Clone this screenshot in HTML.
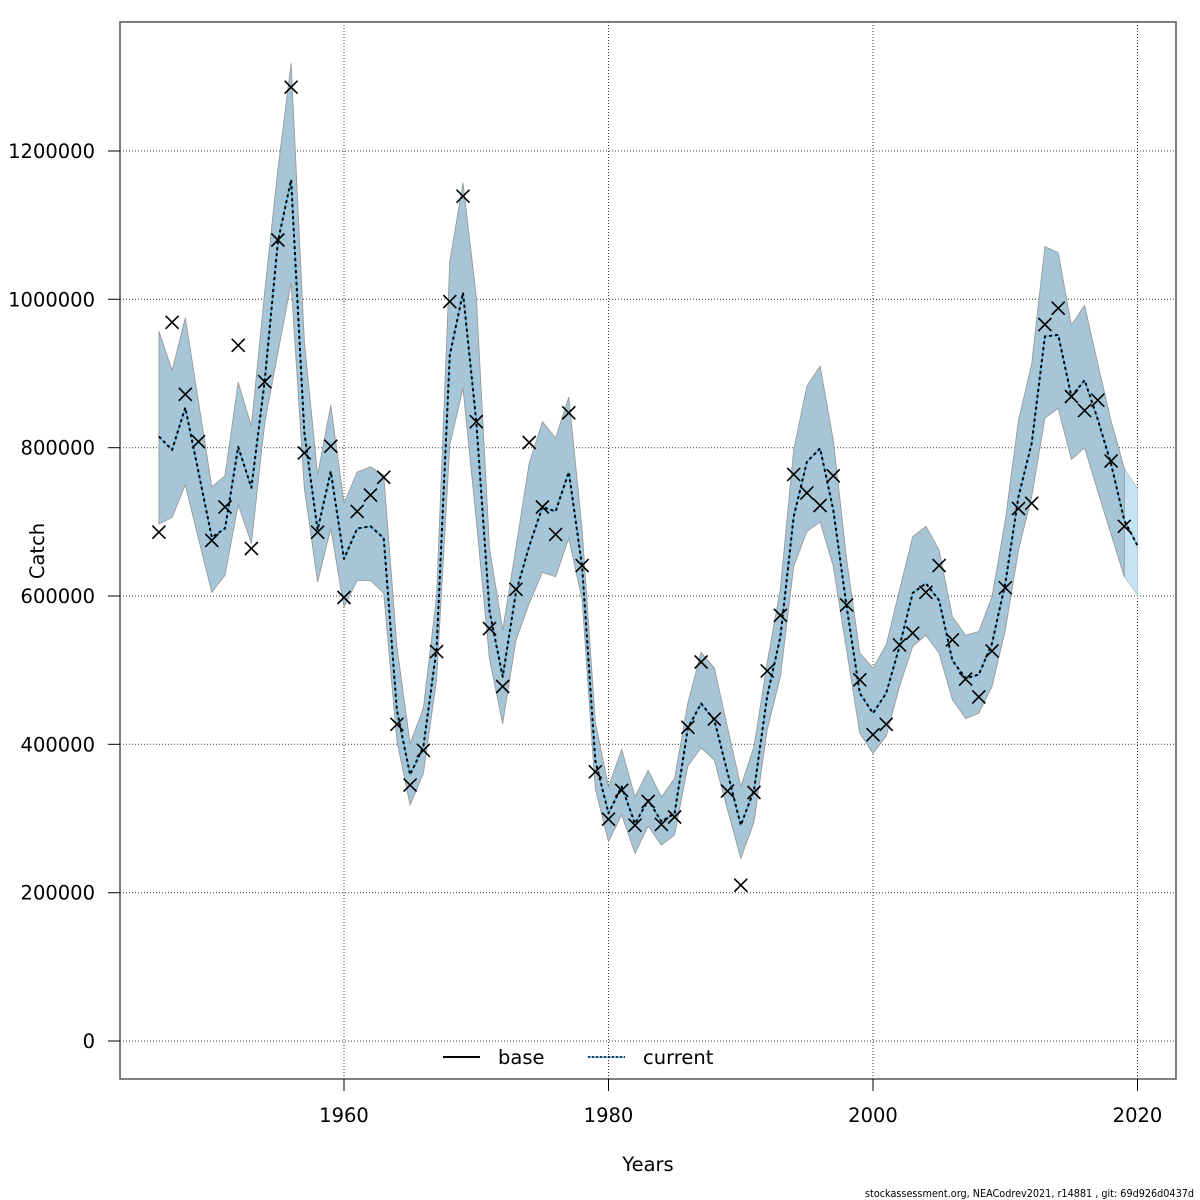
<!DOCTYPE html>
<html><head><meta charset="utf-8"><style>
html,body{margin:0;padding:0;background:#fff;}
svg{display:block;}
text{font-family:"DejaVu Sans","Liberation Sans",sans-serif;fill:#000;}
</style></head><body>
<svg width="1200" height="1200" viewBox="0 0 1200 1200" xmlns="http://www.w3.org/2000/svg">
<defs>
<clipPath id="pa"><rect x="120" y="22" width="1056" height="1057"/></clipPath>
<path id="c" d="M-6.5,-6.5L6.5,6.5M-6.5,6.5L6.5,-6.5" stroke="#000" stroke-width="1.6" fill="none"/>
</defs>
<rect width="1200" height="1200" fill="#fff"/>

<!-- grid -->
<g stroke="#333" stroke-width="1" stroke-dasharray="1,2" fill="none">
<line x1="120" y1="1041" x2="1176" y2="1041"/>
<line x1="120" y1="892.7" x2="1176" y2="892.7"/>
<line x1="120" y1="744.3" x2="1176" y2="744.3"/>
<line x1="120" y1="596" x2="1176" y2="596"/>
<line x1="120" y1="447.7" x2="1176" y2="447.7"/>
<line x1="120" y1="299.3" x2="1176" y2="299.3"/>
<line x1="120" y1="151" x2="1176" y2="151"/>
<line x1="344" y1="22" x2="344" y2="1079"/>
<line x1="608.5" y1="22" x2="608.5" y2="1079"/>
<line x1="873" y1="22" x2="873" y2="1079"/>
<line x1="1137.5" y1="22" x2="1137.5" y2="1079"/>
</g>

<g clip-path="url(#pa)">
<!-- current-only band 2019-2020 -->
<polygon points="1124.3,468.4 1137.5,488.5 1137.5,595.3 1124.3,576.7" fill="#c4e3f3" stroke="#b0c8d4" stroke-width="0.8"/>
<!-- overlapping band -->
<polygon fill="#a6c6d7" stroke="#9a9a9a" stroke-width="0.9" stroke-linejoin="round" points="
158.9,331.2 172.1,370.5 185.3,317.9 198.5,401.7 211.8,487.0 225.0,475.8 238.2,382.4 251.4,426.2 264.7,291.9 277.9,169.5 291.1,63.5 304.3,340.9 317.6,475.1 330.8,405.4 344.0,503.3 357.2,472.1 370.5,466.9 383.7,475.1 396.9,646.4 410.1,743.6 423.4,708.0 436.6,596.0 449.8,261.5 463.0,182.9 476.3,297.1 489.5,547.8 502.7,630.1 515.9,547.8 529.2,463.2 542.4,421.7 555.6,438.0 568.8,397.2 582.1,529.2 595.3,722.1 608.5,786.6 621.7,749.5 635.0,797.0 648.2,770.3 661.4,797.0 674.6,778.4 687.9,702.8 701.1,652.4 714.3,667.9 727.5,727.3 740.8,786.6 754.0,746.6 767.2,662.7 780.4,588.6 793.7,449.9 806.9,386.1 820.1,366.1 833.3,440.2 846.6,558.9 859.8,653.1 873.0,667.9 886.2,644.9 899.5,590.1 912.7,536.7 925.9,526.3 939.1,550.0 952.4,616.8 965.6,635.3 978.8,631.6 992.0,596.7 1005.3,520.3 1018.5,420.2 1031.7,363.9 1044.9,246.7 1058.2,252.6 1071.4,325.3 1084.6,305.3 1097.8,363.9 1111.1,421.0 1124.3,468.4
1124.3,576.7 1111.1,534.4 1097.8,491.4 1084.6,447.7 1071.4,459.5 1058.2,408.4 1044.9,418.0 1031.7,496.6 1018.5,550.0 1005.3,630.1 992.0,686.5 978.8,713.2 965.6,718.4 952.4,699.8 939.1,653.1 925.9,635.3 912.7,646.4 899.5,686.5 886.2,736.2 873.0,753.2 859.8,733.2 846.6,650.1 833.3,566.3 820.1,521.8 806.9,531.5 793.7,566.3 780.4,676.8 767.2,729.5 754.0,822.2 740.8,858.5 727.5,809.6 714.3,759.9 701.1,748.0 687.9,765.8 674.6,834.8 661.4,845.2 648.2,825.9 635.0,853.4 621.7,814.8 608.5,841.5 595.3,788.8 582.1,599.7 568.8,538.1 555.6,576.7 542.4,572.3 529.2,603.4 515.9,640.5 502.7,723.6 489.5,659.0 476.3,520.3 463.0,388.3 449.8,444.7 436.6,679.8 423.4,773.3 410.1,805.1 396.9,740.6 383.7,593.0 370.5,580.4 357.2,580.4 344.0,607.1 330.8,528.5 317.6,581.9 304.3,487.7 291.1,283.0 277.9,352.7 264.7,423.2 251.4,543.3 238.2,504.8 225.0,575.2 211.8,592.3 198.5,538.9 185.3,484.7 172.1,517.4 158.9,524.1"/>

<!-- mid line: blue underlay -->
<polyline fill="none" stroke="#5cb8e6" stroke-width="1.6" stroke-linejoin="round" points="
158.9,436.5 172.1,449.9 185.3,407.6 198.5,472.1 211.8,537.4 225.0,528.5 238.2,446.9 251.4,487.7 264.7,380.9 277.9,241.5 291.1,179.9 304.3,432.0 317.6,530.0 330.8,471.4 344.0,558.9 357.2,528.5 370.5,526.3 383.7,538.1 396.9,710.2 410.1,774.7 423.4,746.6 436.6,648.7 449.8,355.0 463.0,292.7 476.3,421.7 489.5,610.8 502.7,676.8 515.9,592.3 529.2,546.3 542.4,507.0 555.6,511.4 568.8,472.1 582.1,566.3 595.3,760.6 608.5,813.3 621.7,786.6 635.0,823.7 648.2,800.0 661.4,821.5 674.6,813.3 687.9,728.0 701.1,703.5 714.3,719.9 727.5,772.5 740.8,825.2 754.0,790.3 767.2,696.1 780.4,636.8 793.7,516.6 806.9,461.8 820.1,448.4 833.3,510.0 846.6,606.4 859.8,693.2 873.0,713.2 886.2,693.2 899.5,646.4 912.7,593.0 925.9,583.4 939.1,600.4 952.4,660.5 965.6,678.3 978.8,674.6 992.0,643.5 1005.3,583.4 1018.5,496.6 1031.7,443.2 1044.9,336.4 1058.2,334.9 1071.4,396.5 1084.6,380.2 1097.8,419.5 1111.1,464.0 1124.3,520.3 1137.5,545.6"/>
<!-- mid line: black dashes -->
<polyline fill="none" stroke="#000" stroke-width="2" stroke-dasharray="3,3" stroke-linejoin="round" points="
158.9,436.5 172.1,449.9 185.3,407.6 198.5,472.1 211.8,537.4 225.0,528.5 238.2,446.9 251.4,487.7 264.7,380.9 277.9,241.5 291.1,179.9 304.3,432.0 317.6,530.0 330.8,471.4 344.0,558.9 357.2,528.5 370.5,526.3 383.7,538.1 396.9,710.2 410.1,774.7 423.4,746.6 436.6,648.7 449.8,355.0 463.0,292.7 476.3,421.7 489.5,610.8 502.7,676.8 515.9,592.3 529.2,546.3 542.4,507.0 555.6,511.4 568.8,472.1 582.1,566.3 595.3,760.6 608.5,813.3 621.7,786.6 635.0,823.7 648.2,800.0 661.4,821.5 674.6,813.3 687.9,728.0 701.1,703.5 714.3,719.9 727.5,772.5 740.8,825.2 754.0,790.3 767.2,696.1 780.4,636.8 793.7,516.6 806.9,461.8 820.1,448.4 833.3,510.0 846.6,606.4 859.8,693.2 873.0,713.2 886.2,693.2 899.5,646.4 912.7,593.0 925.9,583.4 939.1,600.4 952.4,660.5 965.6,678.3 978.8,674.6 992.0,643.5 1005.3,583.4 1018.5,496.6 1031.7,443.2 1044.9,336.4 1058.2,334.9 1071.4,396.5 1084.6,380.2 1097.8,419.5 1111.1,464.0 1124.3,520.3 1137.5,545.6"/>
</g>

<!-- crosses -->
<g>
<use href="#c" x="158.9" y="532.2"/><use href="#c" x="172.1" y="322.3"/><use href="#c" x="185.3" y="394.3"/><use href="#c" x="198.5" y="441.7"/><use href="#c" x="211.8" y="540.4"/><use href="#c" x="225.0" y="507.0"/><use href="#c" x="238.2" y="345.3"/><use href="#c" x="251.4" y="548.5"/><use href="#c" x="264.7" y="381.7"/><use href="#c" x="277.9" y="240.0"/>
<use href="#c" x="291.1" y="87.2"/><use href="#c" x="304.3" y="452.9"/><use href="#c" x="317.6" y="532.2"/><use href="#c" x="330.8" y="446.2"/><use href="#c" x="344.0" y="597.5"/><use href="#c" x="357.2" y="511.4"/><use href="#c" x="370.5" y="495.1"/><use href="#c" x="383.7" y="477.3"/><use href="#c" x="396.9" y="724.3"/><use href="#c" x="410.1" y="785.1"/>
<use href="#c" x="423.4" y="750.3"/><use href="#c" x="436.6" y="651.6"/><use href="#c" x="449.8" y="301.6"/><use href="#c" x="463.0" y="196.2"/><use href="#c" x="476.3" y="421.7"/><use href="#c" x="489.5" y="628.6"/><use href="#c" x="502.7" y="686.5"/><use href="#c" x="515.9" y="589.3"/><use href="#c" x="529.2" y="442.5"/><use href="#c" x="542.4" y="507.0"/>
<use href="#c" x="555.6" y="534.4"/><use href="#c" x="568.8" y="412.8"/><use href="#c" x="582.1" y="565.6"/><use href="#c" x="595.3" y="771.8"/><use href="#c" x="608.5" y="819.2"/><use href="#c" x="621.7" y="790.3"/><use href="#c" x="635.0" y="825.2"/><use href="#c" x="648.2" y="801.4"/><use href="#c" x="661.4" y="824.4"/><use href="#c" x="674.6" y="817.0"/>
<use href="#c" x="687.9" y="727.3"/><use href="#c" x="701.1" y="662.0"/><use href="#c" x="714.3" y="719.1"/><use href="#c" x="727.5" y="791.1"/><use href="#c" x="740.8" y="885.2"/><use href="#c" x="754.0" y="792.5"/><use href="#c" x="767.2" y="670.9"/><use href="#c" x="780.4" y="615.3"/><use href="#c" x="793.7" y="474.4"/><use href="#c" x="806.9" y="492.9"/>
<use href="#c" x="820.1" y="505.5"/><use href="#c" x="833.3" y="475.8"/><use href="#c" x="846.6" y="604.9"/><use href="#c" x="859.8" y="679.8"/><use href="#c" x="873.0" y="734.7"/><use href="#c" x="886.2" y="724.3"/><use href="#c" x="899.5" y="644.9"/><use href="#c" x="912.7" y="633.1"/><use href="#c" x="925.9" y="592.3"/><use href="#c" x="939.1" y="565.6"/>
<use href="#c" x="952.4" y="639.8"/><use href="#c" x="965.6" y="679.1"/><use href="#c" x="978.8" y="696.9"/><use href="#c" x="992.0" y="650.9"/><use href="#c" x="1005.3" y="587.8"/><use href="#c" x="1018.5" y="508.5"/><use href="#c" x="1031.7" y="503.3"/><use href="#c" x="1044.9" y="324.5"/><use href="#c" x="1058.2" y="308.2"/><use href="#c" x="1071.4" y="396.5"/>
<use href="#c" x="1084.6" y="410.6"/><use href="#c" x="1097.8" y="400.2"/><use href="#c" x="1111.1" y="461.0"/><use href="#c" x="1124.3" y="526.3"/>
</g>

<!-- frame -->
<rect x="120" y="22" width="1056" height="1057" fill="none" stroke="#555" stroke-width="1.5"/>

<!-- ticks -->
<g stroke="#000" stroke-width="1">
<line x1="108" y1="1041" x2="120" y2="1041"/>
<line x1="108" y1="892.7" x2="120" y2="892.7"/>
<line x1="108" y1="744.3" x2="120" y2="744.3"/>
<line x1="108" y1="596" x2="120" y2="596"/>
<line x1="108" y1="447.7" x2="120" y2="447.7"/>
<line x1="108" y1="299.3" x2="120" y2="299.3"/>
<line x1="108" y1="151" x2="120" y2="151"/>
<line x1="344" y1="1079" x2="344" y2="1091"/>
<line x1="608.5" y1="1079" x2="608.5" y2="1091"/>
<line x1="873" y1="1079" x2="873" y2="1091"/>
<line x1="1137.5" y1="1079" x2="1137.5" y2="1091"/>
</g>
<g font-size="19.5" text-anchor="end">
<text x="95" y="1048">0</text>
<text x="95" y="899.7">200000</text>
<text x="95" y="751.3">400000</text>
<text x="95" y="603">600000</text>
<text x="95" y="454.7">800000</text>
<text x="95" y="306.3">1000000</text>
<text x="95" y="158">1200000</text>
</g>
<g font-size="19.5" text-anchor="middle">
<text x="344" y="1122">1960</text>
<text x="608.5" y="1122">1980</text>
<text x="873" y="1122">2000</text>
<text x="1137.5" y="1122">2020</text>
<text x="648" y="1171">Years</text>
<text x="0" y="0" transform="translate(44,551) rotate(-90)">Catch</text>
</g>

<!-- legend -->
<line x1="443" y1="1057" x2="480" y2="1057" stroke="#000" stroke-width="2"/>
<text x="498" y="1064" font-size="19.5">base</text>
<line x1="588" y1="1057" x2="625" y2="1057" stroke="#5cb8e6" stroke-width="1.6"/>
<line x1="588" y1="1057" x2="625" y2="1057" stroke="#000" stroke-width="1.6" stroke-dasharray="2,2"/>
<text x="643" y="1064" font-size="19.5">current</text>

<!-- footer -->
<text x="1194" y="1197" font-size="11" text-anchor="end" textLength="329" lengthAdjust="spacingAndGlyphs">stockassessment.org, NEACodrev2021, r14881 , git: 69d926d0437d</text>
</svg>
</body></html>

==

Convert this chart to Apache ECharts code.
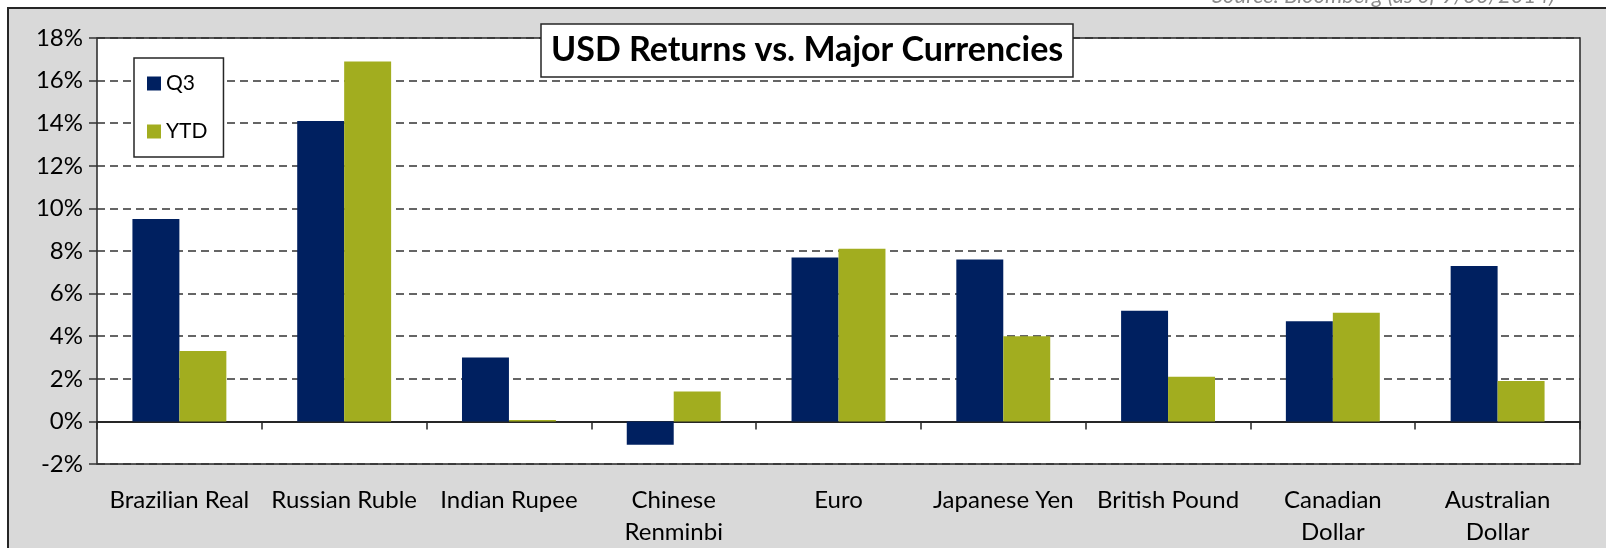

→ What to work on:
Exactly how many lines of the material contain the word "this"? Write the number alone.

→ Written solution:
2